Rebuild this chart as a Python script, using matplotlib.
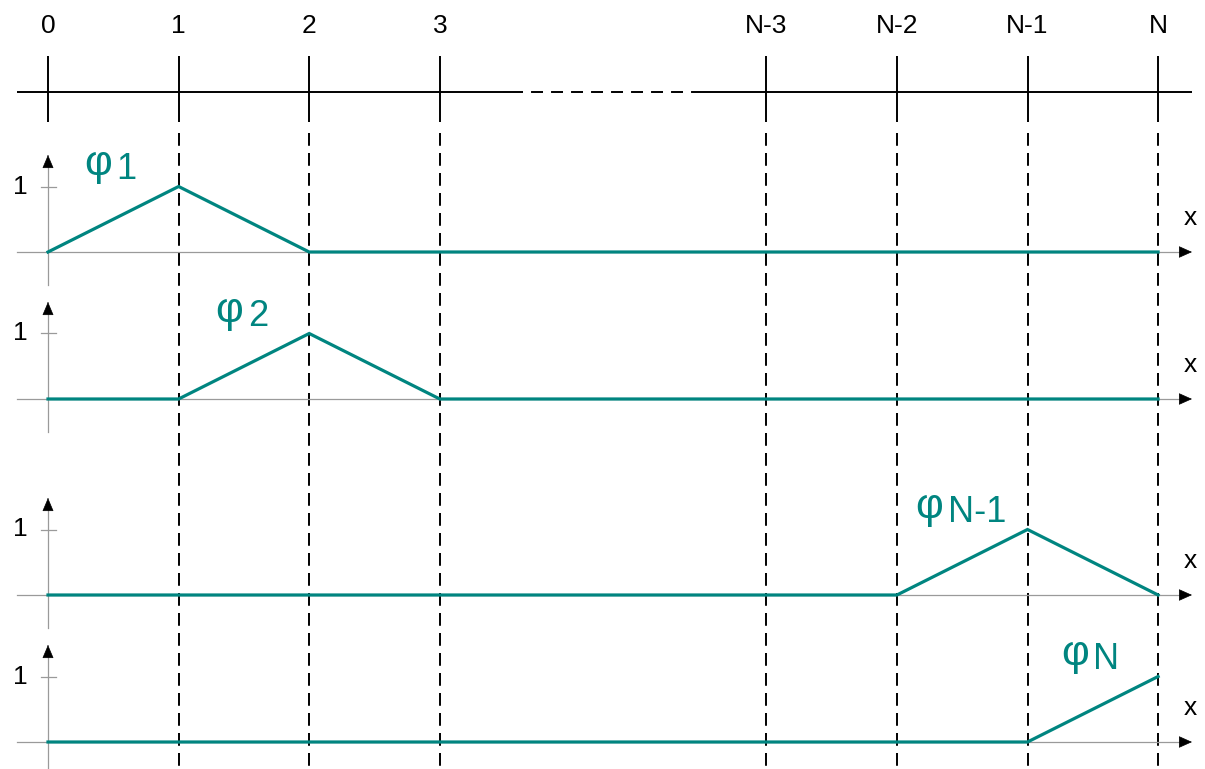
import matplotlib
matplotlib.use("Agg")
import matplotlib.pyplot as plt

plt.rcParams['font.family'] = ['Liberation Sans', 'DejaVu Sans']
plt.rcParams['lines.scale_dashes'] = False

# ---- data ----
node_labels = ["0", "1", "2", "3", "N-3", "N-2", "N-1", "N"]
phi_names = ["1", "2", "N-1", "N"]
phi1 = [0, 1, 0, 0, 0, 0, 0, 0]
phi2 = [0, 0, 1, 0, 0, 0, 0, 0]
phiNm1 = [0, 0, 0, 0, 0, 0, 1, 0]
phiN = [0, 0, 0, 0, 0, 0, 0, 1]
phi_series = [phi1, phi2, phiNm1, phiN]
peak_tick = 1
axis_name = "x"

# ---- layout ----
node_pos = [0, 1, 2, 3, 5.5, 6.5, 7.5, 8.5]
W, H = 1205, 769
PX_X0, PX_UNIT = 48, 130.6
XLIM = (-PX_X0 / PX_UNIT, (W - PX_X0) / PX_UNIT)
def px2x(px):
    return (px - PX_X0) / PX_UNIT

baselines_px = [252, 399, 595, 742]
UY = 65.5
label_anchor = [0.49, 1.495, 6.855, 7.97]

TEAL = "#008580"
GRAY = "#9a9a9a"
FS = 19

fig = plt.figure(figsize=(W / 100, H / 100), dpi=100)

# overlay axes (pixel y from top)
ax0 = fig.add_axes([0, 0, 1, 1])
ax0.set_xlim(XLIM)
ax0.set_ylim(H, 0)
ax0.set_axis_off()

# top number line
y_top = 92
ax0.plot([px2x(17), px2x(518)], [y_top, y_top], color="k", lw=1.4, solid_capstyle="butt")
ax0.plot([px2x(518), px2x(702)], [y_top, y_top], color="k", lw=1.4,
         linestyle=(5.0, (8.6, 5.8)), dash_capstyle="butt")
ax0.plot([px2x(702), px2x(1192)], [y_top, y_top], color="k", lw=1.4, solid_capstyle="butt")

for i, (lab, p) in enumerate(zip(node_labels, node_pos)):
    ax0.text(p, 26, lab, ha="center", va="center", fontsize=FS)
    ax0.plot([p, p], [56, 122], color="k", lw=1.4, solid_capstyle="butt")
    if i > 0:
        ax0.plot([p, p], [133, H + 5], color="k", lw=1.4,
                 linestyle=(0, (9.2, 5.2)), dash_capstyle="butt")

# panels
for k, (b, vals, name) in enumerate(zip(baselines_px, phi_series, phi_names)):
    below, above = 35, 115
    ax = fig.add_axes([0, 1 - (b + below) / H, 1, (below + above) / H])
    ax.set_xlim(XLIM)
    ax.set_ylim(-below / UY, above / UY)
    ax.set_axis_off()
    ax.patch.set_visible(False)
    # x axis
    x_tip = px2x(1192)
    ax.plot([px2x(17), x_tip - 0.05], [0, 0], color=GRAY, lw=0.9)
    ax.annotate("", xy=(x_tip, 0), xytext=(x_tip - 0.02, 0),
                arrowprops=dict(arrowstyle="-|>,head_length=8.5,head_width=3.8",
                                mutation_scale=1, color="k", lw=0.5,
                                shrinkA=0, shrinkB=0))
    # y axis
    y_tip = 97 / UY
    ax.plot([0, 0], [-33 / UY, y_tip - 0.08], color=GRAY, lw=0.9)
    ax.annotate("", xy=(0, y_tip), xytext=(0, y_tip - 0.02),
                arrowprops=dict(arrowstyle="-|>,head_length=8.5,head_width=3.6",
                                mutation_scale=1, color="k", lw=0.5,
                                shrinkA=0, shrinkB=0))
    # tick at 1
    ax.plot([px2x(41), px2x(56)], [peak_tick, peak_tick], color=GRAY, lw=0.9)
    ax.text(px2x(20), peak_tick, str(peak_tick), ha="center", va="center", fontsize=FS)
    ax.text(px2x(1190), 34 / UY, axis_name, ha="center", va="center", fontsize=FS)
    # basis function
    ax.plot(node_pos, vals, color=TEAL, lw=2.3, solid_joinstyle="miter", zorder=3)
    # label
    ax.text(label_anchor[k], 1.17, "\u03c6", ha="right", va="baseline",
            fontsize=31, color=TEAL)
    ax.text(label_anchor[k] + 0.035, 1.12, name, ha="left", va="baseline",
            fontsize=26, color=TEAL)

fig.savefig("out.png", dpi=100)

══════════════════════════════

What you need to do
Write out each line of the data exactly; the images should be left out.

Solution to this exercise
Rebuild this chart as a Python script, using matplotlib.
import matplotlib
matplotlib.use("Agg")
import matplotlib.pyplot as plt

plt.rcParams['font.family'] = ['Liberation Sans', 'DejaVu Sans']
plt.rcParams['lines.scale_dashes'] = False

# ---- data ----
node_labels = ["0", "1", "2", "3", "N-3", "N-2", "N-1", "N"]
phi_names = ["1", "2", "N-1", "N"]
phi1 = [0, 1, 0, 0, 0, 0, 0, 0]
phi2 = [0, 0, 1, 0, 0, 0, 0, 0]
phiNm1 = [0, 0, 0, 0, 0, 0, 1, 0]
phiN = [0, 0, 0, 0, 0, 0, 0, 1]
phi_series = [phi1, phi2, phiNm1, phiN]
peak_tick = 1
axis_name = "x"

# ---- layout ----
node_pos = [0, 1, 2, 3, 5.5, 6.5, 7.5, 8.5]
W, H = 1205, 769
PX_X0, PX_UNIT = 48, 130.6
XLIM = (-PX_X0 / PX_UNIT, (W - PX_X0) / PX_UNIT)
def px2x(px):
    return (px - PX_X0) / PX_UNIT

baselines_px = [252, 399, 595, 742]
UY = 65.5
label_anchor = [0.49, 1.495, 6.855, 7.97]

TEAL = "#008580"
GRAY = "#9a9a9a"
FS = 19

fig = plt.figure(figsize=(W / 100, H / 100), dpi=100)

# overlay axes (pixel y from top)
ax0 = fig.add_axes([0, 0, 1, 1])
ax0.set_xlim(XLIM)
ax0.set_ylim(H, 0)
ax0.set_axis_off()

# top number line
y_top = 92
ax0.plot([px2x(17), px2x(518)], [y_top, y_top], color="k", lw=1.4, solid_capstyle="butt")
ax0.plot([px2x(518), px2x(702)], [y_top, y_top], color="k", lw=1.4,
         linestyle=(5.0, (8.6, 5.8)), dash_capstyle="butt")
ax0.plot([px2x(702), px2x(1192)], [y_top, y_top], color="k", lw=1.4, solid_capstyle="butt")

for i, (lab, p) in enumerate(zip(node_labels, node_pos)):
    ax0.text(p, 26, lab, ha="center", va="center", fontsize=FS)
    ax0.plot([p, p], [56, 122], color="k", lw=1.4, solid_capstyle="butt")
    if i > 0:
        ax0.plot([p, p], [133, H + 5], color="k", lw=1.4,
                 linestyle=(0, (9.2, 5.2)), dash_capstyle="butt")

# panels
for k, (b, vals, name) in enumerate(zip(baselines_px, phi_series, phi_names)):
    below, above = 35, 115
    ax = fig.add_axes([0, 1 - (b + below) / H, 1, (below + above) / H])
    ax.set_xlim(XLIM)
    ax.set_ylim(-below / UY, above / UY)
    ax.set_axis_off()
    ax.patch.set_visible(False)
    # x axis
    x_tip = px2x(1192)
    ax.plot([px2x(17), x_tip - 0.05], [0, 0], color=GRAY, lw=0.9)
    ax.annotate("", xy=(x_tip, 0), xytext=(x_tip - 0.02, 0),
                arrowprops=dict(arrowstyle="-|>,head_length=8.5,head_width=3.8",
                                mutation_scale=1, color="k", lw=0.5,
                                shrinkA=0, shrinkB=0))
    # y axis
    y_tip = 97 / UY
    ax.plot([0, 0], [-33 / UY, y_tip - 0.08], color=GRAY, lw=0.9)
    ax.annotate("", xy=(0, y_tip), xytext=(0, y_tip - 0.02),
                arrowprops=dict(arrowstyle="-|>,head_length=8.5,head_width=3.6",
                                mutation_scale=1, color="k", lw=0.5,
                                shrinkA=0, shrinkB=0))
    # tick at 1
    ax.plot([px2x(41), px2x(56)], [peak_tick, peak_tick], color=GRAY, lw=0.9)
    ax.text(px2x(20), peak_tick, str(peak_tick), ha="center", va="center", fontsize=FS)
    ax.text(px2x(1190), 34 / UY, axis_name, ha="center", va="center", fontsize=FS)
    # basis function
    ax.plot(node_pos, vals, color=TEAL, lw=2.3, solid_joinstyle="miter", zorder=3)
    # label
    ax.text(label_anchor[k], 1.17, "\u03c6", ha="right", va="baseline",
            fontsize=31, color=TEAL)
    ax.text(label_anchor[k] + 0.035, 1.12, name, ha="left", va="baseline",
            fontsize=26, color=TEAL)

fig.savefig("out.png", dpi=100)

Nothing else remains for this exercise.